::: SUPPLIED INFORMATION

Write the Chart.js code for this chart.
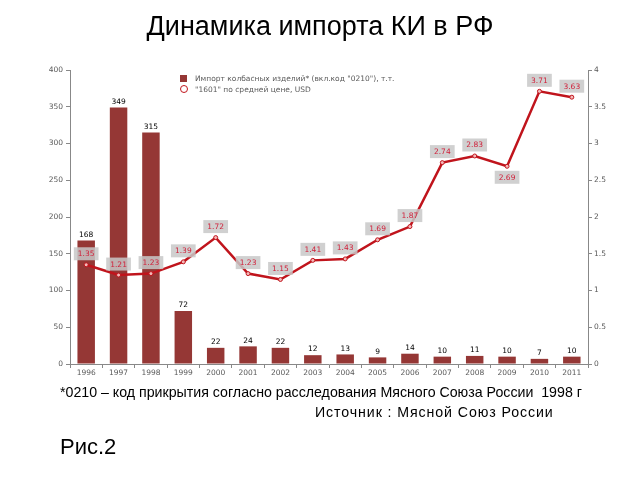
<!DOCTYPE html>
<html>
<head>
<meta charset="utf-8">
<script src="https://cdn.jsdelivr.net/npm/chart.js@4/dist/chart.umd.min.js"></script>
<style>
  body { margin: 0; background: #fff; font-family: Arial, "Liberation Sans", sans-serif; }
  #wrap { position: relative; width: 640px; height: 480px; overflow: hidden; }
  #chart { position: absolute; left: 0; top: 0; }
  .txt { position: absolute; white-space: nowrap; color: #000; }
  .leg { position: absolute; font-size: 7.5px; color: #595959; white-space: nowrap; font-family: "DejaVu Sans", sans-serif; }
</style>
</head>
<body>
<div id="wrap">
  <canvas id="chart" width="640" height="480"></canvas>
  <div class="txt" style="left:0;width:640px;text-align:center;top:11px;font-size:27px;">Динамика импорта КИ в РФ</div>
  <div class="leg" style="left:180px;top:74px;"><span style="display:inline-block;width:7px;height:7px;background:#953735;margin-right:8px;vertical-align:-1px;"></span>Импорт колбасных изделий* (вкл.код "0210"), т.т.</div>
  <div class="leg" style="left:180px;top:85px;"><span style="display:inline-block;width:6px;height:6px;border:1.5px solid #c0141c;border-radius:50%;margin-right:7px;vertical-align:-1px;"></span>"1601" по средней цене, USD</div>
  <div class="txt" style="left:60px;top:384px;font-size:14.2px;">*0210 – код прикрытия согласно расследования Мясного Союза России&nbsp; 1998 г</div>
  <div class="txt" style="left:315px;top:404px;font-size:14.2px;letter-spacing:0.9px;">Источник : Мясной Союз России</div>
  <div class="txt" style="left:60px;top:434px;font-size:22px;">Рис.2</div>
</div>
<script>
// данные
var years = ['1996','1997','1998','1999','2000','2001','2002','2003','2004','2005','2006','2007','2008','2009','2010','2011'];
var importVolume = [168, 349, 315, 72, 22, 24, 22, 12, 13, 9, 14, 10, 11, 10, 7, 10];
var avgPrice = [1.35, 1.21, 1.23, 1.39, 1.72, 1.23, 1.15, 1.41, 1.43, 1.69, 1.87, 2.74, 2.83, 2.69, 3.71, 3.63];

var labelsBelow = [13]; // подпись 2009 под точкой

var labelPlugin = {
    id: 'labels',
    afterDatasetsDraw: function (chart) {
        var ctx = chart.ctx;
        ctx.save();
        // подписи столбцов
        var bars = chart.getDatasetMeta(1).data;
        ctx.font = '7.5px "DejaVu Sans", sans-serif';
        ctx.fillStyle = '#000';
        ctx.textAlign = 'center';
        ctx.textBaseline = 'bottom';
        bars.forEach(function (b, i) {
            ctx.fillText(importVolume[i], b.x, b.y - 2);
        });
        // подписи линии
        var pts = chart.getDatasetMeta(0).data;
        ctx.textBaseline = 'middle';
        pts.forEach(function (p, i) {
            var txt = avgPrice[i].toFixed(2);
            var w = ctx.measureText(txt).width + 8;
            var h = 13;
            var cy = labelsBelow.indexOf(i) >= 0 ? p.y + 11 : p.y - 11;
            ctx.fillStyle = 'rgba(200,200,200,0.85)';
            ctx.fillRect(p.x - w / 2, cy - h / 2, w, h);
            ctx.fillStyle = '#d0203a';
            ctx.fillText(txt, p.x, cy + 0.5);
        });
        ctx.restore();
    }
};

var ctx = document.getElementById('chart').getContext('2d');
var myChart = new Chart(ctx, {
    type: 'bar',
    data: {
        labels: years,
        datasets: [{
            type: 'line',
            label: '"1601" по средней цене, USD',
            data: avgPrice,
            yAxisID: 'y1',
            borderColor: '#c0141c',
            borderWidth: 2.5,
            pointRadius: 2,
            pointBackgroundColor: '#f4b8b8',
            pointBorderColor: '#c0141c',
            pointBorderWidth: 1,
            tension: 0,
            order: 0
        }, {
            label: 'Импорт колбасных изделий',
            data: importVolume,
            yAxisID: 'y',
            backgroundColor: '#953735',
            borderWidth: 0,
            categoryPercentage: 0.54,
            barPercentage: 1,
            order: 1
        }]
    },
    options: {
        responsive: false,
        animation: false,
        layout: { padding: { top: 70, left: 0, right: 0, bottom: 0 } },
        plugins: {
            legend: { display: false },
            title: { display: false },
            tooltip: { enabled: false }
        },
        scales: {
            x: {
                afterFit: function (s) { s.height = 116; },
                grid: { drawOnChartArea: false, tickLength: 4, color: '#888' },
                border: { color: '#888' },
                ticks: { color: '#595959', font: { size: 7.5, family: '"DejaVu Sans", sans-serif' }, padding: 1, maxRotation: 0, autoSkip: false }
            },
            y: {
                position: 'left',
                min: 0,
                max: 400,
                afterFit: function (s) { s.width = 70; },
                grid: { drawOnChartArea: false, tickLength: 4, color: '#888' },
                border: { color: '#888' },
                ticks: { stepSize: 50, color: '#595959', font: { size: 7.5, family: '"DejaVu Sans", sans-serif' }, padding: 3 }
            },
            y1: {
                position: 'right',
                min: 0,
                max: 4,
                afterFit: function (s) { s.width = 52; },
                grid: { drawOnChartArea: false, tickLength: 4, color: '#888' },
                border: { color: '#888' },
                ticks: {
                    stepSize: 0.5,
                    color: '#595959',
                    font: { size: 7.5, family: '"DejaVu Sans", sans-serif' },
                    padding: 2,
                    callback: function (v) { return String(v); }
                }
            }
        }
    },
    plugins: [labelPlugin]
});
</script>
</body>
</html>
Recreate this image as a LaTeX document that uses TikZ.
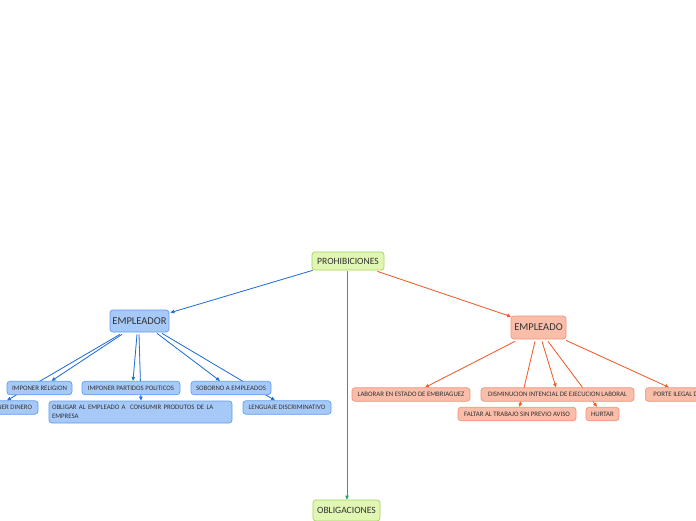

::::::

▶ SHORT PROBLEM:
Omit the pictures and restate the rest of the records verbatim.

▶ COMPLETED TASK:
Write the Chart.js code for this chart.
<!DOCTYPE html>
<html>
<head>
<meta charset="utf-8">
<script src="https://cdn.jsdelivr.net/npm/chart.js@4/dist/chart.umd.min.js"></script>
<style>
  body { margin: 0; background: #fff; font-family: Arial, "Liberation Sans", sans-serif; }
  #wrap { position: relative; width: 640px; height: 480px; overflow: hidden; }
  #chart { position: absolute; left: 0; top: 0; }
  .txt { position: absolute; white-space: nowrap; color: #000; }
  .leg { position: absolute; font-size: 7.5px; color: #595959; white-space: nowrap; font-family: "DejaVu Sans", sans-serif; }
</style>
</head>
<body>
<div id="wrap">
  <canvas id="chart" width="640" height="480"></canvas>
  <div class="txt" style="left:0;width:640px;text-align:center;top:11px;font-size:27px;">Динамика импорта КИ в РФ</div>
  <div class="leg" style="left:180px;top:74px;"><span style="display:inline-block;width:7px;height:7px;background:#953735;margin-right:8px;vertical-align:-1px;"></span>Импорт колбасных изделий* (вкл.код "0210"), т.т.</div>
  <div class="leg" style="left:180px;top:85px;"><span style="display:inline-block;width:6px;height:6px;border:1.5px solid #c0141c;border-radius:50%;margin-right:7px;vertical-align:-1px;"></span>"1601" по средней цене, USD</div>
  <div class="txt" style="left:60px;top:384px;font-size:14.2px;">*0210 – код прикрытия согласно расследования Мясного Союза России&nbsp; 1998 г</div>
  <div class="txt" style="left:315px;top:404px;font-size:14.2px;letter-spacing:0.9px;">Источник : Мясной Союз России</div>
  <div class="txt" style="left:60px;top:434px;font-size:22px;">Рис.2</div>
</div>
<script>
// данные
var years = ['1996','1997','1998','1999','2000','2001','2002','2003','2004','2005','2006','2007','2008','2009','2010','2011'];
var importVolume = [168, 349, 315, 72, 22, 24, 22, 12, 13, 9, 14, 10, 11, 10, 7, 10];
var avgPrice = [1.35, 1.21, 1.23, 1.39, 1.72, 1.23, 1.15, 1.41, 1.43, 1.69, 1.87, 2.74, 2.83, 2.69, 3.71, 3.63];

var labelsBelow = [13]; // подпись 2009 под точкой

var labelPlugin = {
    id: 'labels',
    afterDatasetsDraw: function (chart) {
        var ctx = chart.ctx;
        ctx.save();
        // подписи столбцов
        var bars = chart.getDatasetMeta(1).data;
        ctx.font = '7.5px "DejaVu Sans", sans-serif';
        ctx.fillStyle = '#000';
        ctx.textAlign = 'center';
        ctx.textBaseline = 'bottom';
        bars.forEach(function (b, i) {
            ctx.fillText(importVolume[i], b.x, b.y - 2);
        });
        // подписи линии
        var pts = chart.getDatasetMeta(0).data;
        ctx.textBaseline = 'middle';
        pts.forEach(function (p, i) {
            var txt = avgPrice[i].toFixed(2);
            var w = ctx.measureText(txt).width + 8;
            var h = 13;
            var cy = labelsBelow.indexOf(i) >= 0 ? p.y + 11 : p.y - 11;
            ctx.fillStyle = 'rgba(200,200,200,0.85)';
            ctx.fillRect(p.x - w / 2, cy - h / 2, w, h);
            ctx.fillStyle = '#d0203a';
            ctx.fillText(txt, p.x, cy + 0.5);
        });
        ctx.restore();
    }
};

var ctx = document.getElementById('chart').getContext('2d');
var myChart = new Chart(ctx, {
    type: 'bar',
    data: {
        labels: years,
        datasets: [{
            type: 'line',
            label: '"1601" по средней цене, USD',
            data: avgPrice,
            yAxisID: 'y1',
            borderColor: '#c0141c',
            borderWidth: 2.5,
            pointRadius: 2,
            pointBackgroundColor: '#f4b8b8',
            pointBorderColor: '#c0141c',
            pointBorderWidth: 1,
            tension: 0,
            order: 0
        }, {
            label: 'Импорт колбасных изделий',
            data: importVolume,
            yAxisID: 'y',
            backgroundColor: '#953735',
            borderWidth: 0,
            categoryPercentage: 0.54,
            barPercentage: 1,
            order: 1
        }]
    },
    options: {
        responsive: false,
        animation: false,
        layout: { padding: { top: 70, left: 0, right: 0, bottom: 0 } },
        plugins: {
            legend: { display: false },
            title: { display: false },
            tooltip: { enabled: false }
        },
        scales: {
            x: {
                afterFit: function (s) { s.height = 116; },
                grid: { drawOnChartArea: false, tickLength: 4, color: '#888' },
                border: { color: '#888' },
                ticks: { color: '#595959', font: { size: 7.5, family: '"DejaVu Sans", sans-serif' }, padding: 1, maxRotation: 0, autoSkip: false }
            },
            y: {
                position: 'left',
                min: 0,
                max: 400,
                afterFit: function (s) { s.width = 70; },
                grid: { drawOnChartArea: false, tickLength: 4, color: '#888' },
                border: { color: '#888' },
                ticks: { stepSize: 50, color: '#595959', font: { size: 7.5, family: '"DejaVu Sans", sans-serif' }, padding: 3 }
            },
            y1: {
                position: 'right',
                min: 0,
                max: 4,
                afterFit: function (s) { s.width = 52; },
                grid: { drawOnChartArea: false, tickLength: 4, color: '#888' },
                border: { color: '#888' },
                ticks: {
                    stepSize: 0.5,
                    color: '#595959',
                    font: { size: 7.5, family: '"DejaVu Sans", sans-serif' },
                    padding: 2,
                    callback: function (v) { return String(v); }
                }
            }
        }
    },
    plugins: [labelPlugin]
});
</script>
</body>
</html>
Recreate this image as a LaTeX document that uses TikZ.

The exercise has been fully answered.